A business has a network of surveillance cameras installed within the premises of its data center. Management wants to leverage Artificial Intelligence to monitor and detect unauthorized personnel entering restricted areas. Should an unauthorized person be detected, the security team must be alerted via SMS.
Which solution satisfies the requirement?
A. Replace the existing cameras with AWS IoT. Upload a face detection model to the AWS IoT devices and send them over to AWS Control Tower for checking and notification
B. Use Amazon Kinesis Video to stream live feeds from the cameras. Use Amazon Rekognition to detect authorized personnel. Set the phone numbers of the security as subscribers to an SNS topic
C. Configure Amazon Elastic Transcode to stream live feeds from cameras. Use Amazon Kendra to detect authorized personnel. Set the phone numbers of the security as subscribers to an SNS topic
D. Set up Amazon Managed Service for Prometheus to stream live feeds from the cameras. Use Amazon Fraud Detector to detected unauthorized personnel. Set the phone numbers of the security as subscribers to an SNS topic
B. Use Amazon Kinesis Video to stream live feeds from the cameras. Use Amazon Rekognition to detect authorized personnel. Set the phone numbers of the security as subscribers to an SNS topic
Explanation:
Amazon Kinesis Video Streams makes it easy to securely stream video from connected devices to AWS for analytics, machine learning (ML), playback, and other processing. Kinesis Video Streams automatically provisions and elastically scales all the infrastructure needed to ingest streaming video data from millions of devices.
Amazon Rekognition Video can detect objects, scenes, faces, celebrities, text, and inappropriate content in videos. You can also search for faces appearing in a video using your own repository or collection of face images.
The image above illustrates how we can combine these two services to create an intruder alert system using face recognition.
Hence, the correct answer is: Use Amazon Kinesis Video to stream live feeds from the cameras. Use Amazon Rekognition to detect unauthorized personnel. Set the phone numbers of the security as subscribers to an SNS topic.
The option that says: Configure Amazon Elastic Transcoder to stream live feeds from the cameras. Use Amazon Kendra to detect unauthorized personnel. Set the phone numbers of the security as subscribers to an SNS topic is incorrect. Amazon Elastic Transcoder just allows you to convert media files from one format to another. Also, Amazon Kendra can’t be used for face detection as it’s just an intelligent search service.
The option that says: Replace the existing cameras with AWS IoT. Upload a face detection model to the AWS IoT devices and send them over to AWS Control Tower for checking and notification is incorrect. AWS IoT simply provides the cloud services that connect your IoT devices to other devices and AWS cloud services. This is basically a device software that can help you integrate your IoT devices into AWS IoT-based solutions and is not used as a physical camera. AWS Control Tower is primarily used to set up and govern a secure multi-account AWS environment and not for receiving video feeds.
The option that says: Set up Amazon Managed Service for Prometheus to stream live feeds from the cameras. Use Amazon Fraud Detector to detect unauthorized personnel.

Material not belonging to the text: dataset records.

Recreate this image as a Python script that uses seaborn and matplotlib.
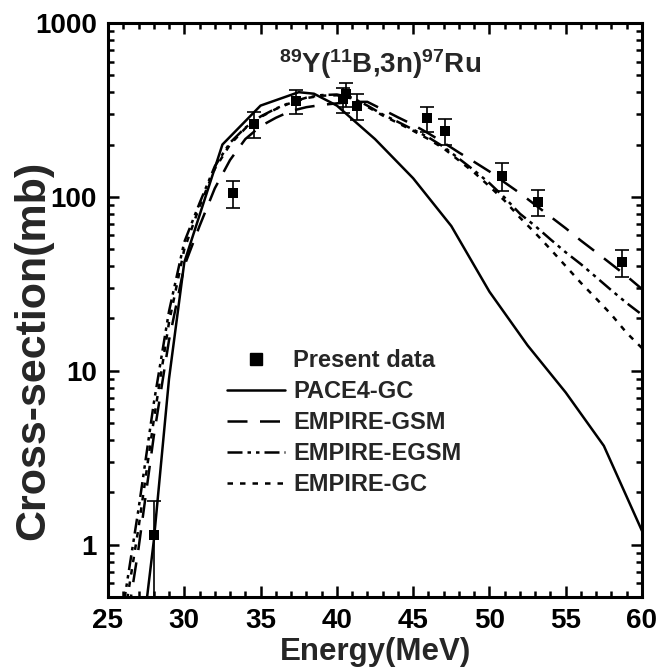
import matplotlib
matplotlib.use("Agg")
import matplotlib.pyplot as plt
import matplotlib.ticker as mticker
from matplotlib.lines import Line2D
import seaborn as sns
import pandas as pd

# Measured cross-sections (present data)
E_exp = [28.0, 33.2, 34.6, 37.3, 40.4, 40.6, 41.3, 45.9, 47.1, 50.8, 53.2, 58.7]
sig_exp = [1.13, 105, 262, 356, 365, 390, 333, 283, 240, 132, 94, 42]
err_exp = [0.65, 19, 45, 58, 60, 60, 57, 47, 41, 24, 16, 7.5]

# PACE4 calculation
E_pace = [27.5, 28, 29, 30, 32.5, 35, 37.5, 38.5, 40, 42.5, 45, 47.5, 50, 52.5, 55, 57.5, 60]
sig_pace = [0.45, 1.05, 9, 42, 200, 335, 400, 392, 335, 215, 128, 68, 28.5, 14, 7.5, 3.7, 1.2]

# EMPIRE calculations
E_emp = [26, 27, 28, 29, 30, 31, 32, 33, 34, 35, 36, 37, 38, 39, 40, 41, 42, 43,
         44, 45, 46, 47, 48, 49, 50, 51, 52, 53, 54, 55, 56, 57, 58, 59, 60]
sig_gsm = [0.26, 0.95, 4.2, 15, 40, 68, 112, 163, 215, 255, 285, 312, 328, 338, 345,
           352, 352, 318, 287, 260, 232, 205, 180, 159, 140, 121, 105, 90, 77, 66,
           56, 48, 41, 35, 29.5]
sig_egsm = [0.44, 1.6, 6.5, 22, 55, 92, 150, 205, 250, 290, 322, 350, 372, 385, 388,
            372, 335, 298, 270, 244, 220, 194, 166, 142, 120, 99, 80, 68, 57, 48,
            41, 34.5, 29, 24.5, 21]
sig_gc = [0.35, 1.25, 5.2, 19, 50, 88, 145, 200, 248, 288, 320, 348, 370, 382, 384,
          368, 330, 294, 266, 240, 215, 190, 162, 138, 115, 95, 76, 62, 50, 40,
          32, 26, 21, 16.5, 13.5]

labels = ["Present data", "PACE4-GC", "EMPIRE-GSM", "EMPIRE-EGSM", "EMPIRE-GC"]

sns.set_theme(style="ticks")
plt.rcParams["font.family"] = ["Liberation Sans", "DejaVu Sans"]
plt.rcParams["font.weight"] = "bold"
plt.rcParams["mathtext.fontset"] = "custom"
plt.rcParams["mathtext.rm"] = "Liberation Sans:bold"
plt.rcParams["mathtext.it"] = "Liberation Sans:bold"
plt.rcParams["mathtext.bf"] = "Liberation Sans:bold"
plt.rcParams["mathtext.default"] = "rm"

fig = plt.figure(figsize=(6.72, 6.70), dpi=100)
ax = fig.add_axes([108 / 672, 1 - 597 / 670, 534 / 672, 574 / 670])

lw = 1.8
styles = {
    "PACE4-GC": "-",
    "EMPIRE-GSM": (0, (8, 5)),
    "EMPIRE-EGSM": (0, (6, 2, 1.4, 2, 1.4, 2)),
    "EMPIRE-GC": (0, (2.2, 2.8)),
}
curves = {
    "PACE4-GC": (E_pace, sig_pace),
    "EMPIRE-GSM": (E_emp, sig_gsm),
    "EMPIRE-EGSM": (E_emp, sig_egsm),
    "EMPIRE-GC": (E_emp, sig_gc),
}
for name, (ex, sy) in curves.items():
    df = pd.DataFrame({"E": ex, "sigma": sy})
    sns.lineplot(data=df, x="E", y="sigma", ax=ax, color="black", lw=lw,
                 linestyle=styles[name], legend=False)

ax.errorbar(E_exp, sig_exp, yerr=err_exp, fmt="none", ecolor="black",
            elinewidth=1.2, capsize=5, capthick=1.2, zorder=4)
exp_df = pd.DataFrame({"E": E_exp, "sigma": sig_exp})
sns.scatterplot(data=exp_df, x="E", y="sigma", ax=ax, marker="s", s=52,
                color="black", edgecolor="black", linewidth=0, zorder=5,
                legend=False)

ax.set_yscale("log")
ax.set_xlim(25, 60)
ax.set_ylim(0.5, 1000)
ax.xaxis.set_major_locator(mticker.MultipleLocator(5))
ax.xaxis.set_minor_locator(mticker.MultipleLocator(1))
ax.yaxis.set_major_locator(mticker.FixedLocator([1, 10, 100, 1000]))
ax.yaxis.set_major_formatter(mticker.FixedFormatter(["1", "10", "100", "1000"]))
ax.yaxis.set_minor_locator(mticker.LogLocator(base=10, subs=range(2, 10)))
ax.yaxis.set_minor_formatter(mticker.NullFormatter())

for side in ["left", "right", "top", "bottom"]:
    ax.spines[side].set_linewidth(2.2)
    ax.spines[side].set_color("black")
ax.tick_params(which="both", direction="in", top=True, right=True,
               width=1.8, colors="black", labelsize=20)
ax.tick_params(which="major", length=8, pad=8)
ax.tick_params(which="minor", length=4.5)
for lab in ax.get_xticklabels() + ax.get_yticklabels():
    lab.set_fontweight("bold")

ax.set_xlabel("Energy(MeV)", fontsize=22.5, fontweight="bold", labelpad=2)
ax.set_ylabel("Cross-section(mb)", fontsize=31, fontweight="bold", va="center")
ax.yaxis.set_label_coords(-0.14, 0.43)

ax.text(0.51, 0.929, r"$^{89}$Y($^{11}$B,3n)$^{97}$Ru", transform=ax.transAxes,
        ha="center", va="center", fontsize=20, fontweight="bold")

handles = [
    Line2D([], [], marker="s", color="black", linestyle="none", markersize=8),
    Line2D([], [], color="black", lw=lw, linestyle=styles["PACE4-GC"]),
    Line2D([], [], color="black", lw=lw, linestyle=styles["EMPIRE-GSM"]),
    Line2D([], [], color="black", lw=lw, linestyle=styles["EMPIRE-EGSM"]),
    Line2D([], [], color="black", lw=lw, linestyle=styles["EMPIRE-GC"]),
]
leg = ax.legend(handles, labels, loc="upper left", bbox_to_anchor=(0.223, 0.432),
                frameon=False, borderpad=0, borderaxespad=0, handlelength=2.45,
                handletextpad=0.34, labelspacing=0.34,
                prop={"size": 17, "weight": "bold"})

fig.savefig("out.png", dpi=100)
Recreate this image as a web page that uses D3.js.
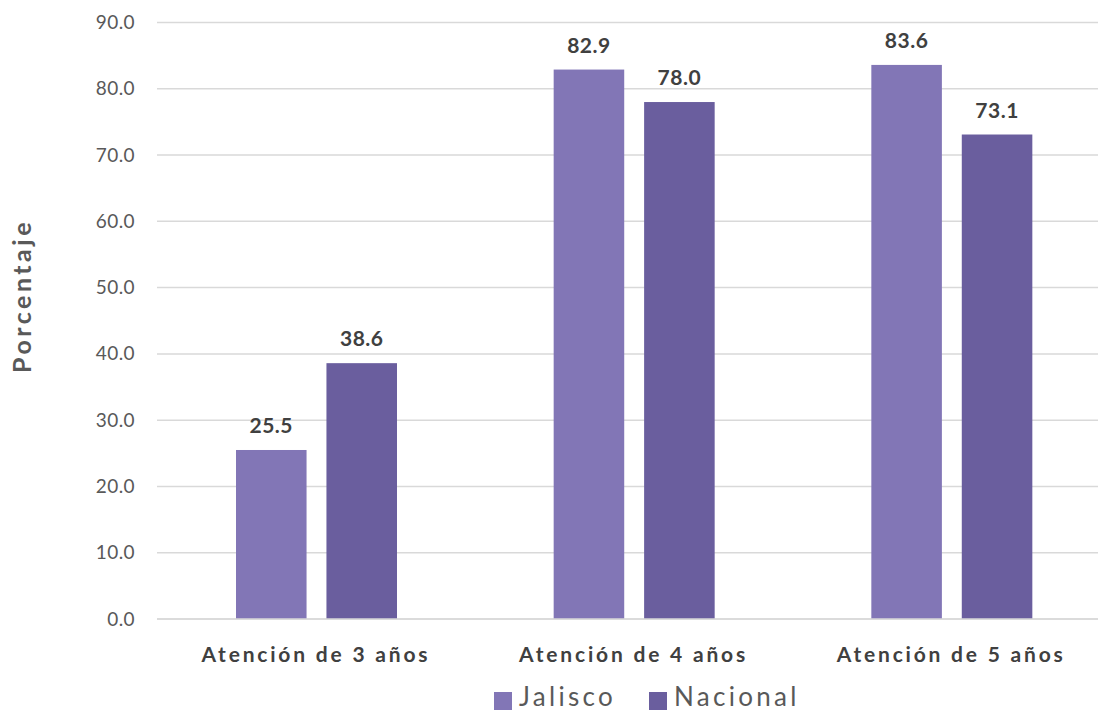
<!DOCTYPE html>
<html>
<head>
<meta charset="utf-8">
<script src="https://cdn.jsdelivr.net/npm/d3@7"></script>
<style>
  html, body { margin: 0; padding: 0; background: #fff; }
  svg { display: block; font-family: "Lato", "Open Sans", sans-serif; }
</style>
</head>
<body>
<svg id="chart" width="1098" height="713"></svg>
<script>
const categories = ["Atención de 3 años", "Atención de 4 años", "Atención de 5 años"];
const seriesNames = ["Jalisco", "Nacional"];
const jalisco = [25.5, 82.9, 83.6];
const nacional = [38.6, 78.0, 73.1];
const yTicks = [0, 10, 20, 30, 40, 50, 60, 70, 80, 90];
const colors = ["#8276b6", "#6a5e9e"];

const svg = d3.select("#chart");
const W = 1098, H = 713;
const x0 = d3.scaleBand().domain(categories).range([157, 1110]).paddingInner(0).paddingOuter(0);
const x1 = d3.scaleBand().domain(seriesNames).range([79, 79 + 161]).paddingInner(0.22).paddingOuter(0);
const y = d3.scaleLinear().domain([0, 90]).range([619, 22.5]);

// gridlines
svg.append("g").selectAll("line").data(yTicks).join("line")
  .attr("x1", 157).attr("x2", W)
  .attr("y1", d => y(d)).attr("y2", d => y(d))
  .attr("stroke", "#d9d9d9").attr("stroke-width", 1.5);

// y axis labels
const yAxis = d3.axisLeft(y).tickValues(yTicks).tickFormat(d3.format(".1f")).tickSize(0).tickPadding(0);
const gy = svg.append("g").attr("transform", "translate(135,0)").call(yAxis);
gy.select(".domain").remove();
gy.selectAll("text").attr("font-size", 19).attr("fill", "#595959").attr("font-family", "Lato, sans-serif")
  .attr("letter-spacing", 0.4);

// bars
const data = categories.map((c, i) => ({cat: c, vals: [jalisco[i], nacional[i]]}));
const groups = svg.append("g").selectAll("g").data(data).join("g")
  .attr("transform", d => `translate(${x0(d.cat)},0)`);
groups.selectAll("rect").data(d => d.vals.map((v, j) => ({name: seriesNames[j], v, j}))).join("rect")
  .attr("x", d => x1(d.name)).attr("width", x1.bandwidth())
  .attr("y", d => y(d.v)).attr("height", d => y(0) - y(d.v))
  .attr("fill", d => colors[d.j]);
groups.selectAll("text.val").data(d => d.vals.map((v, j) => ({name: seriesNames[j], v, j}))).join("text")
  .attr("class", "val")
  .attr("x", d => x1(d.name) + x1.bandwidth() / 2)
  .attr("y", d => y(d.v) - 17)
  .attr("text-anchor", "middle")
  .attr("font-size", 21).attr("font-weight", "bold").attr("fill", "#404040")
  .attr("letter-spacing", 0.5)
  .text(d => d3.format(".1f")(d.v));

// baseline
svg.append("line").attr("x1", 157).attr("x2", W).attr("y1", y(0)).attr("y2", y(0))
  .attr("stroke", "#d9d9d9").attr("stroke-width", 1.5);

// x axis labels
const xAxis = d3.axisBottom(x0).tickSize(0).tickPadding(0);
const gx = svg.append("g").attr("transform", "translate(0,662)").call(xAxis);
gx.select(".domain").remove();
gx.selectAll("text").attr("dy", 0).attr("font-size", 21).attr("font-weight", "bold")
  .attr("fill", "#404040").attr("font-family", "Lato, sans-serif").attr("letter-spacing", 2.8);

// y title
svg.append("text").attr("transform", "translate(31,296) rotate(-90)")
  .attr("text-anchor", "middle").attr("font-size", 25).attr("font-weight", "bold")
  .attr("fill", "#595959").attr("letter-spacing", 3.5).text("Porcentaje");

// legend
const legendX = [494, 649];
const lg = svg.append("g").selectAll("g").data(seriesNames).join("g")
  .attr("transform", (d, i) => `translate(${legendX[i]},0)`);
lg.append("rect").attr("x", 0).attr("y", 692).attr("width", 18).attr("height", 18)
  .attr("fill", (d, i) => colors[i]);
lg.append("text").attr("x", 25).attr("y", 706).attr("font-size", 26).attr("fill", "#595959")
  .attr("letter-spacing", 3.3).text(d => d);
</script>
</body>
</html>
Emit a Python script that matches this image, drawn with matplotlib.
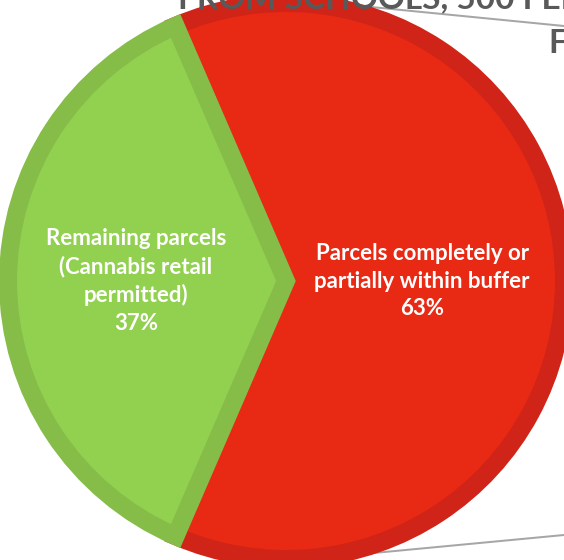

Set the phone numbers of the security as subscribers to an SNS topic is incorrect. The Amazon Managed Service for Prometheus is a Prometheus-compatible monitoring and alerting service, which is not used to stream live video feeds. This service makes it easy for you to monitor containerized applications and infrastructure at scale but not stream live feeds. Amazon Fraud Detector is a fully managed service that identifies potentially fraudulent online activities such as online payment fraud and fake account creation. Take note that the Amazon Fraud Detector service is not capable of detecting unauthorized personnel through live streaming feeds alone.